Saturday, 12 March 2016


Secret in their eyes

This remake of a 2009 Argentinian crime thriller ("El secreto de sus ojos") has been shifted to the US and plays against the high-tension backdrop of a Los Angeles braced for further terrorist attacks in the wake of 9/11.

The film in fact interweaves two timelines. In 2002, while investigating a potentially radical mosque, anti-terror squad cops Ray Kasten (played by Chiwetel Ejiofor), Claire Sloan (Nicole Kidman) and Jess Cobb (Julia Roberts) are called to a nearby murder scene. The body turns out to be Jess’s daughter, who has been brutally raped and murdered. Ray is convinced that a young man named Marzin (Joe Cole), is the perpetrator. Various leads are pursued but the case hits a dead end when the suspect turns out to be an FBI informant in a major sting operation involving a potential terrorist sleeper cell. The film actually opens in 2015 with the return to LA of both Ray and Claire, now a District Attorney. Ray wants his old flame to re-open the murder case on the strength of newly turned-up ‘evidence’ of the new alias and whereabouts of Marzin, the never-prosecuted suspect in the 2002 case. Ray, it seems, has all this time been on a crusade to find and prosecute Marzin. Feeling partially responsible for what happened to the girl (he was supposed to meet her at the baker’s on the day she was killed), he has been obsessed over the case and spent the intervening years trawling through photos of possible suspects. Ray goes out on a limb to find his man, content to break every rule in the book to bring closure for his friend and colleague. But at a climactic moment in the events that follow, Jess reveals that actually the man they’ve been chasing is not the killer of her daughter. She shot him dead 13 years ago. Then, in one more final twist, we learn that Marzin is not in fact dead but that Jess has been keeping him captive all these years in her farmhouse. The movie ends with Ray handing her a gun. We hear the shot ring out as Ray digs a grave. Jess has her revenge… but closure? That’s up for discussion.
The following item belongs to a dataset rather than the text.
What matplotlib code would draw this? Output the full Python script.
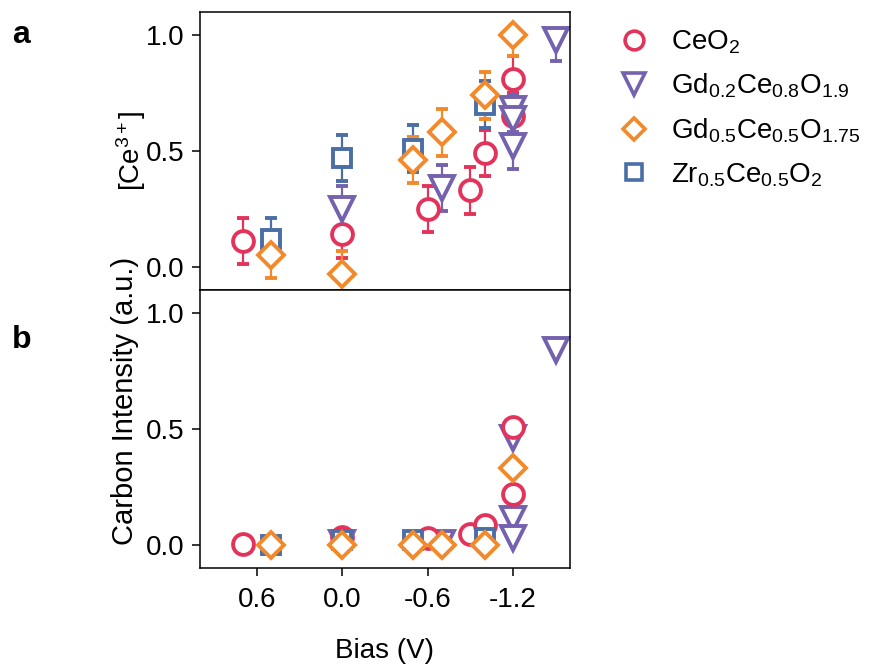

So, what did I think of Secret….? Some have criticised the director’s handling of the two time-frames, finding their juxtaposition confusing – this actually didn’t bother me too much. Others have dismissed the film as little more than a bog standard police procedural. I thought it was much more than that. This is a movie that deals with big themes, exploring the hazy interface between justice and revenge, and reminding us of the destructive effect vengeance has on the human soul. The ending took me completely by surprise (apparently it was hinted at throughout the film – missed that!) and this really raised the film’s game for me.

The quality of the acting is generally high. Chiwetel Ejiofor is excellent as a man driven by a desire to bring an end to a case that has haunted him. I found Nicole Kidman less impressive, although she does have a couple of good scenes. One critic said she comes across “like someone floating through a perfume commercial”. There is also the problem of a distinct lack of on-screen ‘magic’ between her and Ray – “Bacall-and-Bogey mismatched”, as one critic describes their pairing. Which brings me finally to Julia Roberts. Having only ever seen her in lightweight romantic comedies I thought her performance here was a revelation. She does her powerful scenes real justice and made the film believable for me… even the crazy ending!